*Task brief*:
Copy each line exactly. Drop every picture.

*Source excerpt*:
══════════════════════════════
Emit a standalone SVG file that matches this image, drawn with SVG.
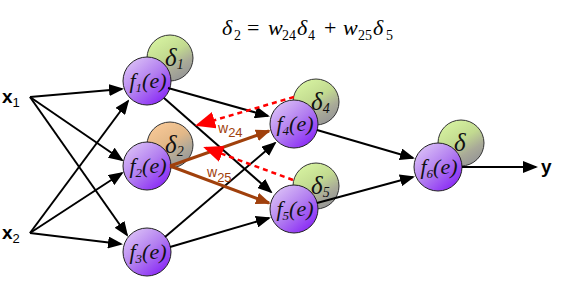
<svg xmlns="http://www.w3.org/2000/svg" width="567" height="288" viewBox="0 0 567 288">
<defs>
<linearGradient id="gP" x1="0.15" y1="0.1" x2="0.85" y2="0.9">
<stop offset="0" stop-color="#d8bcf6"/>
<stop offset="0.5" stop-color="#b27ef0"/>
<stop offset="1" stop-color="#8a2af6"/>
</linearGradient>
<linearGradient id="gG" x1="0.2" y1="0.05" x2="0.75" y2="0.95">
<stop offset="0" stop-color="#d6f2a0"/>
<stop offset="0.45" stop-color="#c2da90"/>
<stop offset="0.75" stop-color="#a9aa98"/>
<stop offset="1" stop-color="#969696"/>
</linearGradient>
<linearGradient id="gO" x1="0.2" y1="0.05" x2="0.75" y2="0.95">
<stop offset="0" stop-color="#f8c896"/>
<stop offset="0.45" stop-color="#e2b888"/>
<stop offset="0.75" stop-color="#b0a898"/>
<stop offset="1" stop-color="#969696"/>
</linearGradient>
<marker id="aK" markerUnits="userSpaceOnUse" markerWidth="15" markerHeight="12" refX="13" refY="6" orient="auto">
<path d="M0,0 L15,6 L0,12 z" fill="#000"/>
</marker>
<marker id="aB" markerUnits="userSpaceOnUse" markerWidth="15" markerHeight="12" refX="13" refY="6" orient="auto">
<path d="M0,0 L15,6 L0,12 z" fill="#a0400c"/>
</marker>
<marker id="aR" markerUnits="userSpaceOnUse" markerWidth="20" markerHeight="17" refX="17" refY="8.5" orient="auto">
<path d="M0,0 L20,8.5 L0,17 z" fill="#ff0000"/>
</marker>
</defs>
<style>
.f{fill:url(#gP);stroke:#222;stroke-width:1}
.d{fill:url(#gG);stroke:#333;stroke-width:1}
.do{fill:url(#gO);stroke:#333;stroke-width:1}
.ft{font-family:"Liberation Serif","Times New Roman",serif;font-style:italic;font-size:22px;fill:#111}
.dt{font-family:"Liberation Serif","Times New Roman",serif;font-style:italic;font-size:25px;fill:#111}
.sb{font-size:13px}
.sd{font-size:14px}
.k{stroke:#000;stroke-width:2;fill:none;marker-end:url(#aK)}
.b{stroke:#a0400c;stroke-width:3;fill:none;marker-end:url(#aB)}
.r{stroke:#ff0000;stroke-width:2.5;stroke-dasharray:5 4;fill:none;marker-end:url(#aR)}
.lab{font-family:"Liberation Sans",Arial,sans-serif;font-weight:bold;font-size:19px;fill:#000}
.w{font-family:"Liberation Sans",Arial,sans-serif;font-size:14px;fill:#a0400c}
.eq{font-family:"Liberation Serif","Times New Roman",serif;font-size:22px;fill:#000}
</style>
<rect width="567" height="288" fill="#fff"/>

<g id="equation">
<text class="eq" y="35"><tspan x="222" font-style="italic">δ</tspan><tspan x="234" y="40" font-size="14">2</tspan><tspan x="247" y="35">=</tspan><tspan x="268" font-style="italic">w</tspan><tspan x="282" y="40" font-size="14">24</tspan><tspan x="297" y="35" font-style="italic">δ</tspan><tspan x="308" y="40" font-size="14">4</tspan><tspan x="324" y="35">+</tspan><tspan x="343" font-style="italic">w</tspan><tspan x="358" y="40" font-size="14">25</tspan><tspan x="373" y="35" font-style="italic">δ</tspan><tspan x="386" y="40" font-size="14">5</tspan></text>
</g>

<g id="x1"><text class="lab" x="2" y="103">x<tspan font-size="13" font-weight="normal" dy="4">1</tspan></text></g>
<g id="x2"><text class="lab" x="2" y="239">x<tspan font-size="13" font-weight="normal" dy="4">2</tspan></text></g>
<g id="y"><text class="lab" x="541" y="173">y</text></g>

<g id="n1">
<circle class="d" cx="170" cy="58" r="23"/>
<circle class="f" cx="147" cy="81" r="24"/>
<text class="dt" x="165" y="66">δ<tspan class="sd" dy="3">1</tspan></text>
<text class="ft" x="148" y="88" text-anchor="middle">f<tspan class="sb" dy="4">1</tspan><tspan dy="-4">(e)</tspan></text>
</g>
<g id="n2">
<circle class="do" cx="170" cy="145" r="23"/>
<circle class="f" cx="147" cy="166" r="24"/>
<text class="dt" x="165" y="153">δ<tspan class="sd" dy="3">2</tspan></text>
<text class="ft" x="148" y="173" text-anchor="middle">f<tspan class="sb" dy="4">2</tspan><tspan dy="-4">(e)</tspan></text>
</g>
<g id="n3">
<circle class="f" cx="147" cy="252" r="24"/>
<text class="ft" x="148" y="259" text-anchor="middle">f<tspan class="sb" dy="4">3</tspan><tspan dy="-4">(e)</tspan></text>
</g>
<g id="n4">
<circle class="d" cx="316" cy="102" r="23"/>
<circle class="f" cx="294" cy="124" r="24"/>
<text class="dt" x="311" y="110">δ<tspan class="sd" dy="3">4</tspan></text>
<text class="ft" x="295" y="131" text-anchor="middle">f<tspan class="sb" dy="4">4</tspan><tspan dy="-4">(e)</tspan></text>
</g>
<g id="n5">
<circle class="d" cx="316" cy="186" r="23"/>
<circle class="f" cx="294" cy="209" r="24"/>
<text class="dt" x="311" y="194">δ<tspan class="sd" dy="3">5</tspan></text>
<text class="ft" x="295" y="216" text-anchor="middle">f<tspan class="sb" dy="4">5</tspan><tspan dy="-4">(e)</tspan></text>
</g>
<g id="n6">
<circle class="d" cx="461" cy="143" r="23"/>
<circle class="f" cx="438" cy="167" r="24"/>
<text class="dt" x="454" y="151">δ</text>
<text class="ft" x="439" y="174" text-anchor="middle">f<tspan class="sb" dy="4">6</tspan><tspan dy="-4">(e)</tspan></text>
</g>

<g id="connectors">
<line class="k" x1="30" y1="97" x2="122" y2="89"/>
<line class="k" x1="30" y1="233" x2="128" y2="101"/>
<line class="k" x1="30" y1="97" x2="122" y2="160"/>
<line class="k" x1="30" y1="233" x2="122" y2="173"/>
<line class="k" x1="30" y1="97" x2="127" y2="235"/>
<line class="k" x1="30" y1="233" x2="121" y2="244"/>
<line class="k" x1="168" y1="88" x2="268" y2="116"/>
<line class="k" x1="164" y1="98" x2="271" y2="192"/>
<line class="k" x1="165" y1="237" x2="275" y2="143"/>
<line class="k" x1="170" y1="247" x2="269" y2="218"/>
<line class="k" x1="317" y1="130" x2="413" y2="158"/>
<line class="k" x1="317" y1="203" x2="413" y2="177"/>
<line class="k" x1="462" y1="167" x2="536" y2="167"/>
<line class="b" x1="170" y1="166" x2="269" y2="131"/>
<line class="b" x1="170" y1="166" x2="269" y2="203"/>
<line class="r" x1="294" y1="97" x2="198" y2="125"/>
<line class="r" x1="293" y1="180" x2="206" y2="148"/>
</g>

<g id="weights">
<text class="w" x="218" y="133">w<tspan font-size="13" dy="4">24</tspan></text>
<text class="w" x="207" y="177">w<tspan font-size="13" dy="5">25</tspan></text>
</g>
</svg>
══════════════════════════════
*Response below*:
Emit a standalone SVG file that matches this image, drawn with SVG.
<svg xmlns="http://www.w3.org/2000/svg" width="567" height="288" viewBox="0 0 567 288">
<defs>
<linearGradient id="gP" x1="0.15" y1="0.1" x2="0.85" y2="0.9">
<stop offset="0" stop-color="#d8bcf6"/>
<stop offset="0.5" stop-color="#b27ef0"/>
<stop offset="1" stop-color="#8a2af6"/>
</linearGradient>
<linearGradient id="gG" x1="0.2" y1="0.05" x2="0.75" y2="0.95">
<stop offset="0" stop-color="#d6f2a0"/>
<stop offset="0.45" stop-color="#c2da90"/>
<stop offset="0.75" stop-color="#a9aa98"/>
<stop offset="1" stop-color="#969696"/>
</linearGradient>
<linearGradient id="gO" x1="0.2" y1="0.05" x2="0.75" y2="0.95">
<stop offset="0" stop-color="#f8c896"/>
<stop offset="0.45" stop-color="#e2b888"/>
<stop offset="0.75" stop-color="#b0a898"/>
<stop offset="1" stop-color="#969696"/>
</linearGradient>
<marker id="aK" markerUnits="userSpaceOnUse" markerWidth="15" markerHeight="12" refX="13" refY="6" orient="auto">
<path d="M0,0 L15,6 L0,12 z" fill="#000"/>
</marker>
<marker id="aB" markerUnits="userSpaceOnUse" markerWidth="15" markerHeight="12" refX="13" refY="6" orient="auto">
<path d="M0,0 L15,6 L0,12 z" fill="#a0400c"/>
</marker>
<marker id="aR" markerUnits="userSpaceOnUse" markerWidth="20" markerHeight="17" refX="17" refY="8.5" orient="auto">
<path d="M0,0 L20,8.5 L0,17 z" fill="#ff0000"/>
</marker>
</defs>
<style>
.f{fill:url(#gP);stroke:#222;stroke-width:1}
.d{fill:url(#gG);stroke:#333;stroke-width:1}
.do{fill:url(#gO);stroke:#333;stroke-width:1}
.ft{font-family:"Liberation Serif","Times New Roman",serif;font-style:italic;font-size:22px;fill:#111}
.dt{font-family:"Liberation Serif","Times New Roman",serif;font-style:italic;font-size:25px;fill:#111}
.sb{font-size:13px}
.sd{font-size:14px}
.k{stroke:#000;stroke-width:2;fill:none;marker-end:url(#aK)}
.b{stroke:#a0400c;stroke-width:3;fill:none;marker-end:url(#aB)}
.r{stroke:#ff0000;stroke-width:2.5;stroke-dasharray:5 4;fill:none;marker-end:url(#aR)}
.lab{font-family:"Liberation Sans",Arial,sans-serif;font-weight:bold;font-size:19px;fill:#000}
.w{font-family:"Liberation Sans",Arial,sans-serif;font-size:14px;fill:#a0400c}
.eq{font-family:"Liberation Serif","Times New Roman",serif;font-size:22px;fill:#000}
</style>
<rect width="567" height="288" fill="#fff"/>

<g id="equation">
<text class="eq" y="35"><tspan x="222" font-style="italic">δ</tspan><tspan x="234" y="40" font-size="14">2</tspan><tspan x="247" y="35">=</tspan><tspan x="268" font-style="italic">w</tspan><tspan x="282" y="40" font-size="14">24</tspan><tspan x="297" y="35" font-style="italic">δ</tspan><tspan x="308" y="40" font-size="14">4</tspan><tspan x="324" y="35">+</tspan><tspan x="343" font-style="italic">w</tspan><tspan x="358" y="40" font-size="14">25</tspan><tspan x="373" y="35" font-style="italic">δ</tspan><tspan x="386" y="40" font-size="14">5</tspan></text>
</g>

<g id="x1"><text class="lab" x="2" y="103">x<tspan font-size="13" font-weight="normal" dy="4">1</tspan></text></g>
<g id="x2"><text class="lab" x="2" y="239">x<tspan font-size="13" font-weight="normal" dy="4">2</tspan></text></g>
<g id="y"><text class="lab" x="541" y="173">y</text></g>

<g id="n1">
<circle class="d" cx="170" cy="58" r="23"/>
<circle class="f" cx="147" cy="81" r="24"/>
<text class="dt" x="165" y="66">δ<tspan class="sd" dy="3">1</tspan></text>
<text class="ft" x="148" y="88" text-anchor="middle">f<tspan class="sb" dy="4">1</tspan><tspan dy="-4">(e)</tspan></text>
</g>
<g id="n2">
<circle class="do" cx="170" cy="145" r="23"/>
<circle class="f" cx="147" cy="166" r="24"/>
<text class="dt" x="165" y="153">δ<tspan class="sd" dy="3">2</tspan></text>
<text class="ft" x="148" y="173" text-anchor="middle">f<tspan class="sb" dy="4">2</tspan><tspan dy="-4">(e)</tspan></text>
</g>
<g id="n3">
<circle class="f" cx="147" cy="252" r="24"/>
<text class="ft" x="148" y="259" text-anchor="middle">f<tspan class="sb" dy="4">3</tspan><tspan dy="-4">(e)</tspan></text>
</g>
<g id="n4">
<circle class="d" cx="316" cy="102" r="23"/>
<circle class="f" cx="294" cy="124" r="24"/>
<text class="dt" x="311" y="110">δ<tspan class="sd" dy="3">4</tspan></text>
<text class="ft" x="295" y="131" text-anchor="middle">f<tspan class="sb" dy="4">4</tspan><tspan dy="-4">(e)</tspan></text>
</g>
<g id="n5">
<circle class="d" cx="316" cy="186" r="23"/>
<circle class="f" cx="294" cy="209" r="24"/>
<text class="dt" x="311" y="194">δ<tspan class="sd" dy="3">5</tspan></text>
<text class="ft" x="295" y="216" text-anchor="middle">f<tspan class="sb" dy="4">5</tspan><tspan dy="-4">(e)</tspan></text>
</g>
<g id="n6">
<circle class="d" cx="461" cy="143" r="23"/>
<circle class="f" cx="438" cy="167" r="24"/>
<text class="dt" x="454" y="151">δ</text>
<text class="ft" x="439" y="174" text-anchor="middle">f<tspan class="sb" dy="4">6</tspan><tspan dy="-4">(e)</tspan></text>
</g>

<g id="connectors">
<line class="k" x1="30" y1="97" x2="122" y2="89"/>
<line class="k" x1="30" y1="233" x2="128" y2="101"/>
<line class="k" x1="30" y1="97" x2="122" y2="160"/>
<line class="k" x1="30" y1="233" x2="122" y2="173"/>
<line class="k" x1="30" y1="97" x2="127" y2="235"/>
<line class="k" x1="30" y1="233" x2="121" y2="244"/>
<line class="k" x1="168" y1="88" x2="268" y2="116"/>
<line class="k" x1="164" y1="98" x2="271" y2="192"/>
<line class="k" x1="165" y1="237" x2="275" y2="143"/>
<line class="k" x1="170" y1="247" x2="269" y2="218"/>
<line class="k" x1="317" y1="130" x2="413" y2="158"/>
<line class="k" x1="317" y1="203" x2="413" y2="177"/>
<line class="k" x1="462" y1="167" x2="536" y2="167"/>
<line class="b" x1="170" y1="166" x2="269" y2="131"/>
<line class="b" x1="170" y1="166" x2="269" y2="203"/>
<line class="r" x1="294" y1="97" x2="198" y2="125"/>
<line class="r" x1="293" y1="180" x2="206" y2="148"/>
</g>

<g id="weights">
<text class="w" x="218" y="133">w<tspan font-size="13" dy="4">24</tspan></text>
<text class="w" x="207" y="177">w<tspan font-size="13" dy="5">25</tspan></text>
</g>
</svg>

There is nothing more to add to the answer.